Forty-eight hours ago, I was blissfully unaware of Joseph Kony. Today, I'm one of the 74 million people and counting who have just discovered he's a nasty character, that we have to arrest him in 2012, and that the whole world has time to watch a 30 minute video, if it's really really compelling.
Long story short. Social media is an incredibly potent tool for spreading a powerful message, fast. But what did the anti-Kony team do to turn their movement into such a social media tsunami? And how can we harness their experience to accelerate sustainability action?
I chatted on this topic with Josh Henretig, director of Environmental Sustainability at Microsoft. Henretig is in Vancouver next week as part of the GLOBE 2012 Conference, speaking about corporate responsibility in the digital age.
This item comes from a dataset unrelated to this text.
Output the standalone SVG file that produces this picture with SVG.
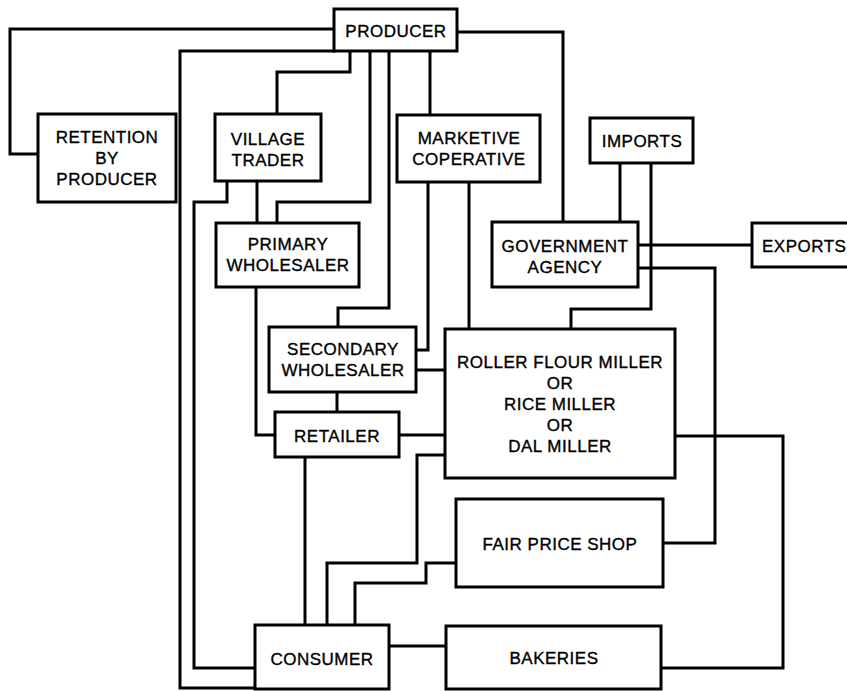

We concurred that social media is just a tactic, a tool. On its own, it can't create an anti-Kony movement, or an effective corporate social media campaign. To work properly, it needs three elements.
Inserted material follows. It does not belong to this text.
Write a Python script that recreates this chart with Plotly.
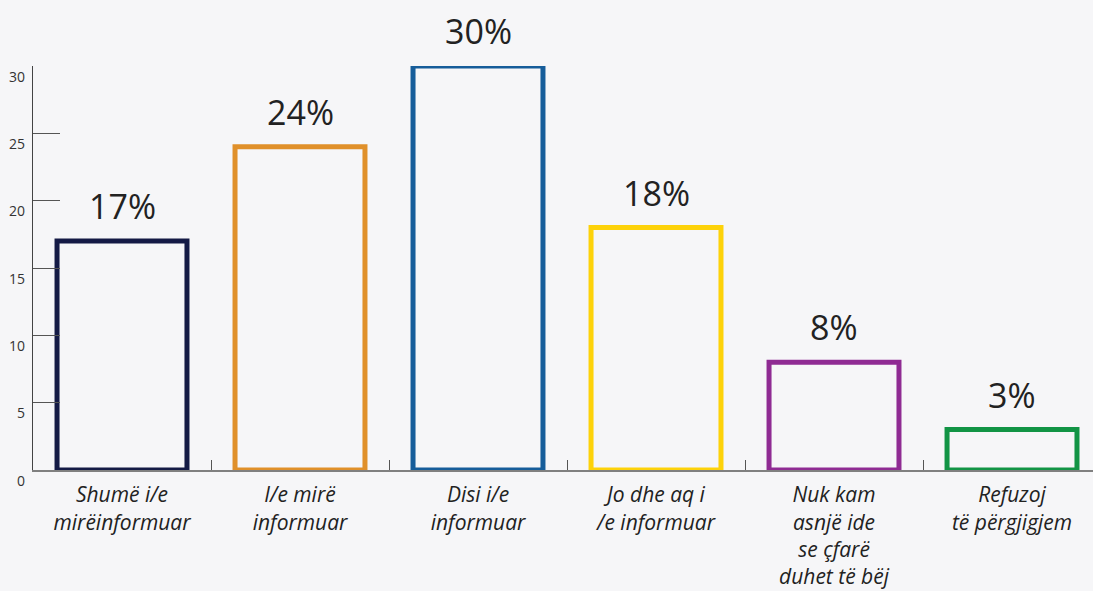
import plotly.graph_objects as go

categories = ["Shumë i/e<br>mirëinformuar", "I/e mirë<br>informuar", "Disi i/e<br>informuar",
              "Jo dhe aq i<br>/e informuar", "Nuk kam<br>asnjë ide<br>se çfarë<br>duhet të bëj",
              "Refuzoj<br>të përgjigjem"]
values = [17, 24, 30, 18, 8, 3]
labels = ["17%", "24%", "30%", "18%", "8%", "3%"]
colors = ["#141a45", "#e0902a", "#165d9a", "#fdd20a", "#8f2b93", "#129445"]
yticks = [0, 5, 10, 15, 20, 25, 30]

BG = "#f6f6f8"
FONT = "Open Sans"

fig = go.Figure()
fig.add_trace(go.Bar(
    x=categories, y=values, width=0.73,
    marker=dict(color=BG, line=dict(color=colors, width=5)),
    hoverinfo="skip", cliponaxis=False,
))

annotations = []
for c, v, t in zip(categories, values, labels):
    annotations.append(dict(x=c, y=v, text=t, showarrow=False, xref="x", yref="y",
                            yanchor="bottom", yshift=10,
                            font=dict(family=FONT, size=34, color="#222222")))
for t in yticks:
    annotations.append(dict(x=0, y=t, xref="paper", yref="y", text=str(t), showarrow=False,
                            xanchor="right", xshift=-6, yshift=-10,
                            font=dict(family=FONT, size=14, color="#333333")))

fig.update_layout(
    width=1093, height=591,
    margin=dict(l=33, r=0, t=66, b=121),
    paper_bgcolor=BG, plot_bgcolor=BG,
    showlegend=False,
    annotations=annotations,
    xaxis=dict(
        type="category",
        range=[-0.5, 5.455],
        automargin=False,
        tickson="boundaries", ticks="inside", ticklen=10, tickcolor="#555555", tickwidth=1,
        ticklabelstandoff=5,
        showline=True, linecolor="#808080", linewidth=2,
        showgrid=False, zeroline=False,
        tickfont=dict(family=FONT, size=21, color="#222222", style="italic"),
    ),
    yaxis=dict(
        range=[0, 30],
        automargin=False,
        tickvals=yticks, showticklabels=False,
        ticks="inside", ticklen=27, tickcolor="#555555", tickwidth=1,
        showline=True, linecolor="#444444", linewidth=1,
        showgrid=False, zeroline=False,
    ),
)

fig.write_html("out.html", config={"displayModeBar": False},
               post_script="document.body.style.margin='0';")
The anti-Kony movement had a very clear vision of success: arrest Joseph Kony by the end of 2012.
Henretig believes successful social media efforts in the sustainability space need to begin with a similarly simple vision of the goal.
He highlighted Bill McKibben's 350.org movement, which mobilized hundreds of thousands of protesters to defeat a 'slam dunk' approval of the Keystone XL pipeline. 350.org had a very black and white goal. Easy to envision. Easy to measure. Easy to communicate.
Henretig said crafting Microsoft's sustainability social media strategy began with asking how the IT giant could look credible espousing CSR. Although the journey is far from over, the simple goal for the first leg was embracing full transparency and disclosure. Starting with that goal enabled Henretig's team to craft a social media strategy that was clear and unwavering.
At one point in the much-watched anti-Kony film on Youtube, a list of the world's most heinous villains was rolled out. Not surprisingly, Kony topped the list. According to the narrator, arresting Kony would send a clarion call to world leaders that someone had upped the ante, and raised the bar of action.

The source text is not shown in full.